My first worry is that being obese may generate measures of neuroticism (anger, for starters); fatalism consequent to poor obesity outcomes also could generate low conscientiousness. In other words, it's then hard to exclude reverse causation. But, they also run a few tests on whether personality traits predict weight gain, finding:
In the HLM analyses, the emotional aspects of impulsivity—N5: Impulsiveness and E5: Excitement-Seeking—were consistently associated with greater weight gain over time across the four measures of adiposity. Such individuals give in to temptation and seek out highly stimulating environments; food and alcohol may be one form of stimulation. And, in fact, sensation seeking has been linked with binge drinking (McAdams & Donnellan, 2009) and overeating (Davis et al., 2007). Such behavior may, over time, contribute to weight gain.
I worry that nudge or harder paternalistic measures targeting specific outcomes like obesity, or drinking, or whatever manifestation of high impulsivity/low conscientiousness you want to get angry about, wind up having perverse consequence by effectively subsidizing failure to invest in the general purpose personal technology of impulsivity control and conscientiousness.
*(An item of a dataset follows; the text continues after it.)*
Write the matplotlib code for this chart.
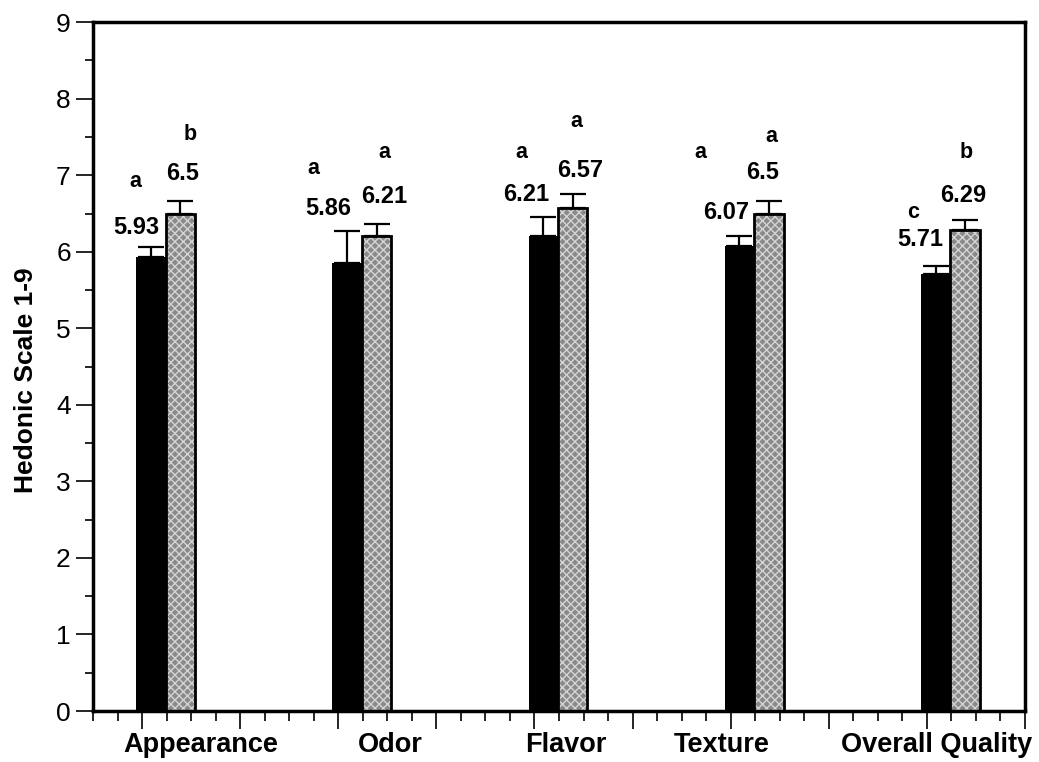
import numpy as np
import matplotlib
matplotlib.use("Agg")
import matplotlib.pyplot as plt
from matplotlib.ticker import MultipleLocator

plt.rcParams['font.family'] = ['Liberation Sans', 'DejaVu Sans']
plt.rcParams['hatch.linewidth'] = 1.0

categories = ['Appearance', 'Odor', 'Flavor', 'Texture', 'Overall Quality']
black_vals = [5.93, 5.86, 6.21, 6.07, 5.71]
gray_vals = [6.5, 6.21, 6.57, 6.5, 6.29]
black_err = [0.13, 0.41, 0.24, 0.13, 0.11]
gray_err = [0.17, 0.15, 0.19, 0.17, 0.13]
black_letters = ['a', 'a', 'a', 'a', 'c']
gray_letters = ['b', 'a', 'a', 'a', 'b']

# hand placed annotation spots (x offset from group start, y)
black_val_pos = [(-0.06, 6.32), (-0.10, 6.56), (-0.08, 6.75), (-0.05, 6.51), (-0.07, 6.16)]
gray_val_pos = [(0.41, 7.02), (0.47, 6.72), (0.47, 7.06), (0.33, 7.03), (0.37, 6.73)]
black_let_pos = [(-0.07, 6.92), (-0.25, 7.09), (-0.13, 7.30), (-0.31, 7.30), (-0.14, 6.51)]
gray_let_pos = [(0.49, 7.53), (0.47, 7.30), (0.43, 7.70), (0.42, 7.51), (0.40, 7.30)]
label_x = [0.6, 2.53, 4.32, 5.91, 8.1]

x0 = np.arange(len(categories)) * 2.0
w = 0.3

fig = plt.figure(figsize=(10.39, 7.62), dpi=100)
ax = fig.add_axes([0.0895, 0.0669, 0.897, 0.904])

ax.bar(x0 + 0.09, black_vals, w, color='black', edgecolor='black', linewidth=0)
# checkered gray bars: hatch layer then black outline
ax.bar(x0 + 0.39, gray_vals, w, color='#8a8a8a', edgecolor='#d4d4d4', hatch='xxxx', linewidth=0)
ax.bar(x0 + 0.39, gray_vals, w, fill=False, edgecolor='black', linewidth=2)

ax.errorbar(x0 + 0.09, black_vals, yerr=[np.zeros(5), black_err], fmt='none',
            ecolor='black', elinewidth=1.6, capsize=9.5, capthick=1.6)
ax.errorbar(x0 + 0.39, gray_vals, yerr=[np.zeros(5), gray_err], fmt='none',
            ecolor='black', elinewidth=1.6, capsize=9.5, capthick=1.6)

for i in range(len(categories)):
    bx, by = black_val_pos[i]
    ax.text(x0[i] + bx, by, f"{black_vals[i]:g}", ha='center', va='center',
            fontsize=17, fontweight='bold')
    gx, gy = gray_val_pos[i]
    ax.text(x0[i] + gx, gy, f"{gray_vals[i]:g}", ha='center', va='center',
            fontsize=17, fontweight='bold')
    lx, ly = black_let_pos[i]
    ax.text(x0[i] + lx, ly, black_letters[i], ha='center', va='center',
            fontsize=15.5, fontweight='bold')
    lx, ly = gray_let_pos[i]
    ax.text(x0[i] + lx, ly, gray_letters[i], ha='center', va='center',
            fontsize=15.5, fontweight='bold')
    ax.text(label_x[i], -0.44, categories[i], ha='center', va='center',
            fontsize=19.5, fontweight='bold', clip_on=False)

ax.set_xlim(-0.5, 9.0)
ax.set_ylim(0, 9)
ax.xaxis.set_major_locator(MultipleLocator(1))
ax.xaxis.set_minor_locator(MultipleLocator(0.25))
ax.yaxis.set_major_locator(MultipleLocator(1))
ax.yaxis.set_minor_locator(MultipleLocator(0.5))
ax.set_xticklabels([])
ax.tick_params(axis='x', which='major', length=13, width=1.2, direction='out')
ax.tick_params(axis='x', which='minor', length=7, width=1.2, direction='out')
ax.tick_params(axis='y', which='major', length=12, width=1.2, direction='out',
               labelsize=19, pad=4)
ax.tick_params(axis='y', which='minor', length=6, width=1.2, direction='out')

for s in ax.spines.values():
    s.set_linewidth(2.5)

ax.set_ylabel('Hedonic Scale 1-9', fontsize=19, fontweight='bold')
ax.yaxis.set_label_coords(-0.059, 0.48)

fig.savefig('out.png', dpi=100)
Want to fight obesity and other bad stuff in the longer term? Come up with a good way of training kids in conscientiousness and impulse control.

2 comments:

  1. And, in fact, sensation seeking has been linked with binge drinking (McAdams & Donnellan, 2009) [...]. Such behavior may, over time, contribute to weight gain.

    This tripped a reference in my mind -- I've read that alcoholics tend to lose weight (not sure how this affects body composition, but nobody drawing conclusions based on BMI is likely to care) as they substitute alcohol for other calorie sources. Can't find the source off the top of my head, though. If true, it would suggest that either binge drinking and alcoholism or binge drinking and weight gain are less tightly correlated than the nannies would like us to believe.